## What you have to do
Repeat the material below exactly, with no pictures.
◆ ◆ ◆ ◆ ◆
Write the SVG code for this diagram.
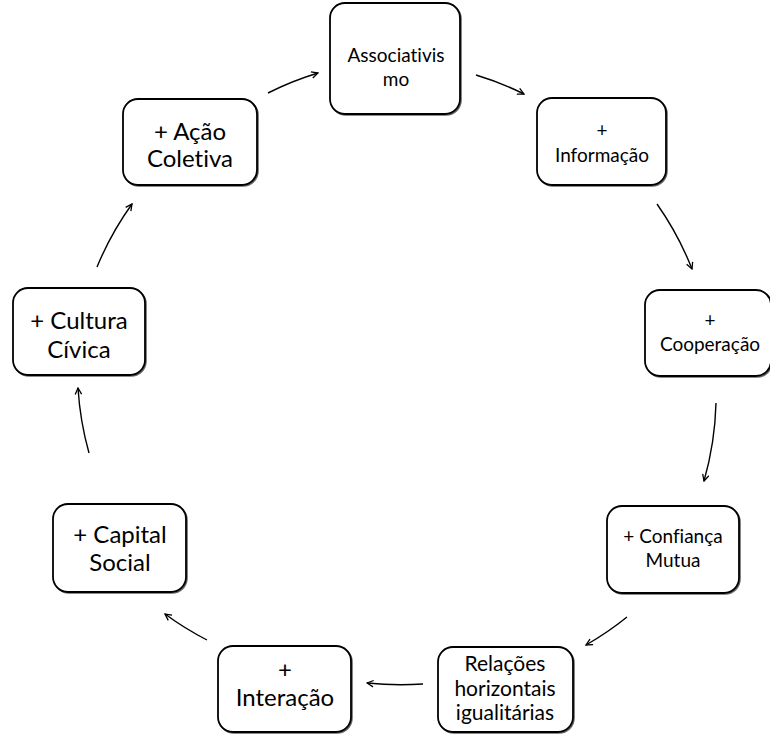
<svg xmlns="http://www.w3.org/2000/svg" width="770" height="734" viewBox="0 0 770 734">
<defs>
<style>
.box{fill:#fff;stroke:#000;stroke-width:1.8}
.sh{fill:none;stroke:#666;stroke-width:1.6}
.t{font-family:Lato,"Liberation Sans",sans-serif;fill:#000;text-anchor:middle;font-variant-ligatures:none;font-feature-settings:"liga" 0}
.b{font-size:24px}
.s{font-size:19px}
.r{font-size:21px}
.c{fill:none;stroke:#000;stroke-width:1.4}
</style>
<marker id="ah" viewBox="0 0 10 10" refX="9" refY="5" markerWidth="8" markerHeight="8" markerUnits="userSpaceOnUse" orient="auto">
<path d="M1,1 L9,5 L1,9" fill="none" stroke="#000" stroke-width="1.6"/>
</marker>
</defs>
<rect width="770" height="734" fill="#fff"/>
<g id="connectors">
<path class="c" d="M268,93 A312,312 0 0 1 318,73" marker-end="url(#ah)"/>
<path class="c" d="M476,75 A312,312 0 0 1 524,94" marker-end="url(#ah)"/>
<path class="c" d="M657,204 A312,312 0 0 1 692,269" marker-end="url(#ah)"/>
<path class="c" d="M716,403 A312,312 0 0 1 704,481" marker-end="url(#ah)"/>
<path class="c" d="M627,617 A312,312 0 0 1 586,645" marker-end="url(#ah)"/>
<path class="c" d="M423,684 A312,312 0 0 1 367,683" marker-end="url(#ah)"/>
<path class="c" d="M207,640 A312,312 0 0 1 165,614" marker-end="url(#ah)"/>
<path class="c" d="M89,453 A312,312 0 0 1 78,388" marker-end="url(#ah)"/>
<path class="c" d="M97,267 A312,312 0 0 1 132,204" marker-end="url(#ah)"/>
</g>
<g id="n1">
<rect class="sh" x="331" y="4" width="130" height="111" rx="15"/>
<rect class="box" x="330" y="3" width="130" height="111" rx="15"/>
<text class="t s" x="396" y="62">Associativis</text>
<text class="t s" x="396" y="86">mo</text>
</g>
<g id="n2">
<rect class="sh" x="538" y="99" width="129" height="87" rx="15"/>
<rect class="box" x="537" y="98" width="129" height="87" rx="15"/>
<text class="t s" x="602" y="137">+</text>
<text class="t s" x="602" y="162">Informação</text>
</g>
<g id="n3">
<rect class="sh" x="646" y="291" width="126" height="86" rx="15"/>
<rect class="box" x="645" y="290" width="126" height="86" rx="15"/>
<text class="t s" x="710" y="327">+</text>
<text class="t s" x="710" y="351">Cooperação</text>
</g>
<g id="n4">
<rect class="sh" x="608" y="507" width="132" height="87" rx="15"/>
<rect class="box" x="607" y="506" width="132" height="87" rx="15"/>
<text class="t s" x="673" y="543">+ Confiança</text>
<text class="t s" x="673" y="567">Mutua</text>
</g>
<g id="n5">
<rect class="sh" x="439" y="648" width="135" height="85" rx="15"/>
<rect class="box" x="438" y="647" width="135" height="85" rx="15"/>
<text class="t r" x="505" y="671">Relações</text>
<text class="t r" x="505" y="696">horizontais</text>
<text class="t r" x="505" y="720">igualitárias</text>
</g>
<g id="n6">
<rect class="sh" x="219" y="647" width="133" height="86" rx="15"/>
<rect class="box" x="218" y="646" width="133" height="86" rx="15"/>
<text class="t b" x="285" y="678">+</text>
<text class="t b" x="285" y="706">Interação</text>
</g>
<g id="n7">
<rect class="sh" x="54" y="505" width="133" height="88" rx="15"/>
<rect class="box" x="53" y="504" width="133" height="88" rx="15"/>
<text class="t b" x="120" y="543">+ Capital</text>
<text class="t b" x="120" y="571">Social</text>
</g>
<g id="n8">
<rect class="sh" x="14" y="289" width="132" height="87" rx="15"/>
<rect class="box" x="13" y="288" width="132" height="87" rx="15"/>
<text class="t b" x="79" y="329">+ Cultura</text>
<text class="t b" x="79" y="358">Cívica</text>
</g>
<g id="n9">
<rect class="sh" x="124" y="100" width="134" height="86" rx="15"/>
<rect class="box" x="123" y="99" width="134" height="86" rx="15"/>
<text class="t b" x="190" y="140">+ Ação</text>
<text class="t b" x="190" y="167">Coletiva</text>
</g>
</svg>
◆ ◆ ◆ ◆ ◆
## Response
Write the SVG code for this diagram.
<svg xmlns="http://www.w3.org/2000/svg" width="770" height="734" viewBox="0 0 770 734">
<defs>
<style>
.box{fill:#fff;stroke:#000;stroke-width:1.8}
.sh{fill:none;stroke:#666;stroke-width:1.6}
.t{font-family:Lato,"Liberation Sans",sans-serif;fill:#000;text-anchor:middle;font-variant-ligatures:none;font-feature-settings:"liga" 0}
.b{font-size:24px}
.s{font-size:19px}
.r{font-size:21px}
.c{fill:none;stroke:#000;stroke-width:1.4}
</style>
<marker id="ah" viewBox="0 0 10 10" refX="9" refY="5" markerWidth="8" markerHeight="8" markerUnits="userSpaceOnUse" orient="auto">
<path d="M1,1 L9,5 L1,9" fill="none" stroke="#000" stroke-width="1.6"/>
</marker>
</defs>
<rect width="770" height="734" fill="#fff"/>
<g id="connectors">
<path class="c" d="M268,93 A312,312 0 0 1 318,73" marker-end="url(#ah)"/>
<path class="c" d="M476,75 A312,312 0 0 1 524,94" marker-end="url(#ah)"/>
<path class="c" d="M657,204 A312,312 0 0 1 692,269" marker-end="url(#ah)"/>
<path class="c" d="M716,403 A312,312 0 0 1 704,481" marker-end="url(#ah)"/>
<path class="c" d="M627,617 A312,312 0 0 1 586,645" marker-end="url(#ah)"/>
<path class="c" d="M423,684 A312,312 0 0 1 367,683" marker-end="url(#ah)"/>
<path class="c" d="M207,640 A312,312 0 0 1 165,614" marker-end="url(#ah)"/>
<path class="c" d="M89,453 A312,312 0 0 1 78,388" marker-end="url(#ah)"/>
<path class="c" d="M97,267 A312,312 0 0 1 132,204" marker-end="url(#ah)"/>
</g>
<g id="n1">
<rect class="sh" x="331" y="4" width="130" height="111" rx="15"/>
<rect class="box" x="330" y="3" width="130" height="111" rx="15"/>
<text class="t s" x="396" y="62">Associativis</text>
<text class="t s" x="396" y="86">mo</text>
</g>
<g id="n2">
<rect class="sh" x="538" y="99" width="129" height="87" rx="15"/>
<rect class="box" x="537" y="98" width="129" height="87" rx="15"/>
<text class="t s" x="602" y="137">+</text>
<text class="t s" x="602" y="162">Informação</text>
</g>
<g id="n3">
<rect class="sh" x="646" y="291" width="126" height="86" rx="15"/>
<rect class="box" x="645" y="290" width="126" height="86" rx="15"/>
<text class="t s" x="710" y="327">+</text>
<text class="t s" x="710" y="351">Cooperação</text>
</g>
<g id="n4">
<rect class="sh" x="608" y="507" width="132" height="87" rx="15"/>
<rect class="box" x="607" y="506" width="132" height="87" rx="15"/>
<text class="t s" x="673" y="543">+ Confiança</text>
<text class="t s" x="673" y="567">Mutua</text>
</g>
<g id="n5">
<rect class="sh" x="439" y="648" width="135" height="85" rx="15"/>
<rect class="box" x="438" y="647" width="135" height="85" rx="15"/>
<text class="t r" x="505" y="671">Relações</text>
<text class="t r" x="505" y="696">horizontais</text>
<text class="t r" x="505" y="720">igualitárias</text>
</g>
<g id="n6">
<rect class="sh" x="219" y="647" width="133" height="86" rx="15"/>
<rect class="box" x="218" y="646" width="133" height="86" rx="15"/>
<text class="t b" x="285" y="678">+</text>
<text class="t b" x="285" y="706">Interação</text>
</g>
<g id="n7">
<rect class="sh" x="54" y="505" width="133" height="88" rx="15"/>
<rect class="box" x="53" y="504" width="133" height="88" rx="15"/>
<text class="t b" x="120" y="543">+ Capital</text>
<text class="t b" x="120" y="571">Social</text>
</g>
<g id="n8">
<rect class="sh" x="14" y="289" width="132" height="87" rx="15"/>
<rect class="box" x="13" y="288" width="132" height="87" rx="15"/>
<text class="t b" x="79" y="329">+ Cultura</text>
<text class="t b" x="79" y="358">Cívica</text>
</g>
<g id="n9">
<rect class="sh" x="124" y="100" width="134" height="86" rx="15"/>
<rect class="box" x="123" y="99" width="134" height="86" rx="15"/>
<text class="t b" x="190" y="140">+ Ação</text>
<text class="t b" x="190" y="167">Coletiva</text>
</g>
</svg>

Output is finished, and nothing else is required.